Gegen Selbstzensur Umstrittener "Ehrenmord"-Krimi erscheint doch

Die Entscheidung sorgte für einige Aufregung: Aus Angst vor negativen Reaktionen schmiss ein Düsseldorfer Verlag einen Ehrenmord-Krimi aus dem Programm. Feine Sache, dachte sich ein Konkurrent - und veröffentlicht das umstrittene Werk jetzt kurzerhand selbst.

Hamburg/Leer - Verlegerisches Kalkül oder heroischer Kampf für die Kunst- und Meinungsfreiheit? Beides mag irgendwie eine Rolle spielen bei dieser Entscheidung, verdienstvoll ist sie aber auf jeden Fall: Der aus Angst vor islamistischen Reaktionen zunächst abgelehnte Ehrenmord-Kriminalroman von Gabriele Brinkmann erscheint jetzt doch.

Wie der Leda-Verlag aus dem ostfriesischen Leer am Mittwoch mitteilte, ist das Buch mit dem Titel "Wem Ehre gebührt" kurzfristig in das Programm aufgenommen worden. Der Roman soll bereits am Freitag auf der Frankfurter Buchmesse präsentiert werden und ab dem 19. Oktober im Handel erhältlich sein.

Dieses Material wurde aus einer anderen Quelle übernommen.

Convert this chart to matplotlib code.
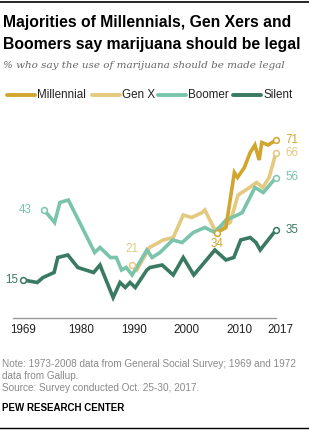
import matplotlib
matplotlib.use("Agg")
import matplotlib.pyplot as plt
from matplotlib.lines import Line2D
import matplotlib.transforms as mtransforms

# Values (year, % saying marijuana should be legal)
mill_years = [2005.8, 2007.5, 2009.1, 2009.7, 2011.0, 2012.1, 2013.0, 2013.8, 2014.3, 2015.5, 2017]
mill_vals = [34, 36, 58, 56, 60, 66, 69, 63, 70, 69, 71]

genx_years = [1989.6, 1990.6, 1993.0, 1995.6, 1997.5, 1999.4, 2001.0, 2003.0, 2003.5, 2005.4,
              2008.3, 2009.8, 2012.0, 2013.3, 2014.5, 2015.7, 2017]
genx_vals = [21, 19, 28, 31, 32, 41, 40, 42, 43, 35, 38, 49, 52, 54, 52, 56, 66]

boom_years = [1973, 1975, 1976, 1977.6, 1982.6, 1983.6, 1985.6, 1986.7, 1987.7, 1988.6, 1989.7,
              1992.5, 1993.5, 1995, 1997.4, 1999.2, 2001.3, 2003.5, 2005.4, 2007.5, 2009.7,
              2010.6, 2013.0, 2014.6, 2017]
boom_vals = [43, 38, 46, 47, 26, 28, 24, 24, 19, 20, 17, 27, 24, 26, 31, 30, 34, 36, 34, 39, 41,
             42, 52, 50, 56]

silent_years = [1969, 1971.7, 1972.8, 1974.9, 1975.6, 1977.5, 1979.4, 1982.4, 1983.6, 1986.1,
                1987.4, 1988.4, 1989.3, 1990.3, 1992.5, 1993.1, 1995.4, 1997.5, 1999.4, 2001.4,
                2005.4, 2007.5, 2009.0, 2010.3, 2012.1, 2013.2, 2014.0, 2017]
silent_vals = [15, 14, 16, 18, 24, 25, 20, 18, 21, 8, 14, 12, 14, 12, 19, 20, 21, 17, 24, 17,
               27, 23, 24, 31, 32, 30, 27, 35]

tick_years = [1969, 1980, 1990, 2000, 2010, 2017]

c_mill = "#D1A52E"
c_genx = "#E5C980"
c_boom = "#7BC4AC"
c_silent = "#3A7A62"

W, H = 309, 430
fig = plt.figure(figsize=(W / 100, H / 100), dpi=100)

# axes placed so 1969 -> x=23px, 2017 -> x=276px, 0 -> y=317.5px, 80 -> y=117.5px
ax = fig.add_axes([23 / W, (H - 317.5) / H, 253 / W, 200 / H])
ax.set_xlim(1969, 2017)
ax.set_ylim(0, 80)
for s in ax.spines.values():
    s.set_visible(False)
ax.set_yticks([])
ax.set_xticks(tick_years)
ax.set_xticklabels([str(y) for y in tick_years], fontsize=8.4, color="#222222",
                   family="Liberation Sans")
ax.tick_params(axis="x", length=0, pad=5)
lab = ax.get_xticklabels()[-1]
lab.set_transform(lab.get_transform() + mtransforms.ScaledTranslation(4 / 100, 0, fig.dpi_scale_trans))
ax.axhline(0, xmin=-0.04, xmax=1.0, color="#9a9a9a", lw=1, clip_on=False)

lw = 2.6
series = [
    (silent_years, silent_vals, c_silent),
    (genx_years, genx_vals, c_genx),
    (boom_years, boom_vals, c_boom),
    (mill_years, mill_vals, c_mill),
]
for xs, ys, c in series:
    ax.plot(xs, ys, color=c, lw=lw, solid_joinstyle="miter", clip_on=False)
    ax.plot([xs[0], xs[-1]], [ys[0], ys[-1]], "o", ms=4.2, mfc="white", mec=c, mew=1.1,
            clip_on=False, ls="none", zorder=5)

lbl_kw = dict(fontsize=8.4, family="Liberation Sans", clip_on=False)
for xs, ys, c in series:
    ax.annotate(str(ys[-1]), (xs[-1], ys[-1]), xytext=(7, 0), textcoords="offset points",
                ha="left", va="center", color=c, **lbl_kw)
ax.annotate(str(silent_vals[0]), (silent_years[0], silent_vals[0]), xytext=(-3.5, 0),
            textcoords="offset points", ha="right", va="center", color=c_silent, **lbl_kw)
ax.annotate(str(boom_vals[0]), (boom_years[0], boom_vals[0]), xytext=(-9, 0),
            textcoords="offset points", ha="right", va="center", color=c_boom, **lbl_kw)
ax.annotate(str(genx_vals[0]), (genx_years[0], genx_vals[0]), xytext=(0, 7),
            textcoords="offset points", ha="center", va="bottom", color=c_genx, **lbl_kw)
ax.annotate(str(mill_vals[0]), (mill_years[0], mill_vals[0]), xytext=(0, -4),
            textcoords="offset points", ha="center", va="top", color=c_mill, **lbl_kw)

# legend row
def fx(px):
    return px / W

def fy(py):
    return 1 - py / H

leg = [("Millennial", c_mill, 7, 35), ("Gen X", c_genx, 92, 120),
       ("Boomer", c_boom, 158, 186), ("Silent", c_silent, 233, 261)]
for name, c, x0, x1 in leg:
    fig.add_artist(Line2D([fx(x0), fx(x1)], [fy(95), fy(95)], color=c, lw=2.8,
                          solid_capstyle="round"))
    fig.text(fx(x1 + 2), fy(95), name, fontsize=8.4, family="Liberation Sans",
             color="#222222", va="center", ha="left")

# title block
fig.add_artist(Line2D([0, 1], [fy(1.5), fy(1.5)], color="black", lw=1.2))
fig.text(fx(3), fy(23), "Majorities of Millennials, Gen Xers and", fontsize=11.3,
         fontweight="bold", family="Liberation Sans", va="center", ha="left", color="black")
fig.text(fx(3), fy(44), "Boomers say marijuana should be legal", fontsize=11.3,
         fontweight="bold", family="Liberation Sans", va="center", ha="left", color="black")
fig.text(fx(3), fy(65), "% who say the use of marijuana should be made legal", fontsize=7.5,
         style="italic", family="DejaVu Serif", va="center", ha="left", color="#666666")

# notes
note_kw = dict(fontsize=7.2, family="Liberation Sans", color="#8a8a8a", va="center", ha="left")
fig.text(fx(2), fy(364), "Note: 1973-2008 data from General Social Survey; 1969 and 1972", **note_kw)
fig.text(fx(2), fy(376), "data from Gallup.", **note_kw)
fig.text(fx(2), fy(388), "Source: Survey conducted Oct. 25-30, 2017.", **note_kw)
fig.text(fx(2), fy(408), "PEW RESEARCH CENTER", fontsize=7.0, fontweight="bold",
         family="Liberation Sans", color="black", va="center", ha="left")
fig.add_artist(Line2D([0, 1], [fy(428), fy(428)], color="black", lw=1.0))

fig.savefig("out.png", dpi=100)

Nach Angaben des Verlagshauses sei es nach der Lektüre "gar keine Frage mehr gewesen", das Buch zu drucken. "Der Roman ist kritisch und dürfte manchen provozieren, natürlich, aber er differenziert auch", sagte die Verlegerin Heike Gerdes. Das Buch greife nicht "die Türken" oder "den Islam" an, sondern nur die Auswüchse einer frauenfeindlichen Einstellung, die sich auf Tradition und Religion berufe, um Männern die Macht zu erhalten.

Ganz so locker wie das klingt, nahm die Verlegerin die ganze Sache dann aber doch nicht: Aus Gründen der Vernunft seien die Polizei am Verlagssitz in Leer und am Wohnort der Autorin Gabriele Brinkmann in Bochum verständigt worden.

So mutig - oder konsequent - wie Verlegerin Gerdes waren ihre Kollegen vom Düsseldorfer Droste Verlag zuvor nicht. Wie der SPIEGEL exklusiv berichtete, hatte das Verlagshaus Ende Oktober aus Furcht vor möglichen Repressalien durch Islamisten den Roman zurückgezogen.

Eigentlich hätte das Buch von Brinkmann, die den Krimi unter dem Pseudonym W.W. Domsky geschrieben hatte, Ende September veröffentlicht werden sollen. Droste hatte jedoch ähnliche Reaktionen wie nach Veröffentlichung der Mohammed-Karikaturen befürchtet. Und da die Autorin sich weigerte, Dialog-Passagen wie "… schiebt euch euren Koran doch …" durch etwa "… schiebt euch eure Ehre doch …" oder "Erst die grüne Hölle" durch "Erst der grüne Kitsch" zu ersetzen, gab der Verlag die Rechte an dem Krimi wieder zurück.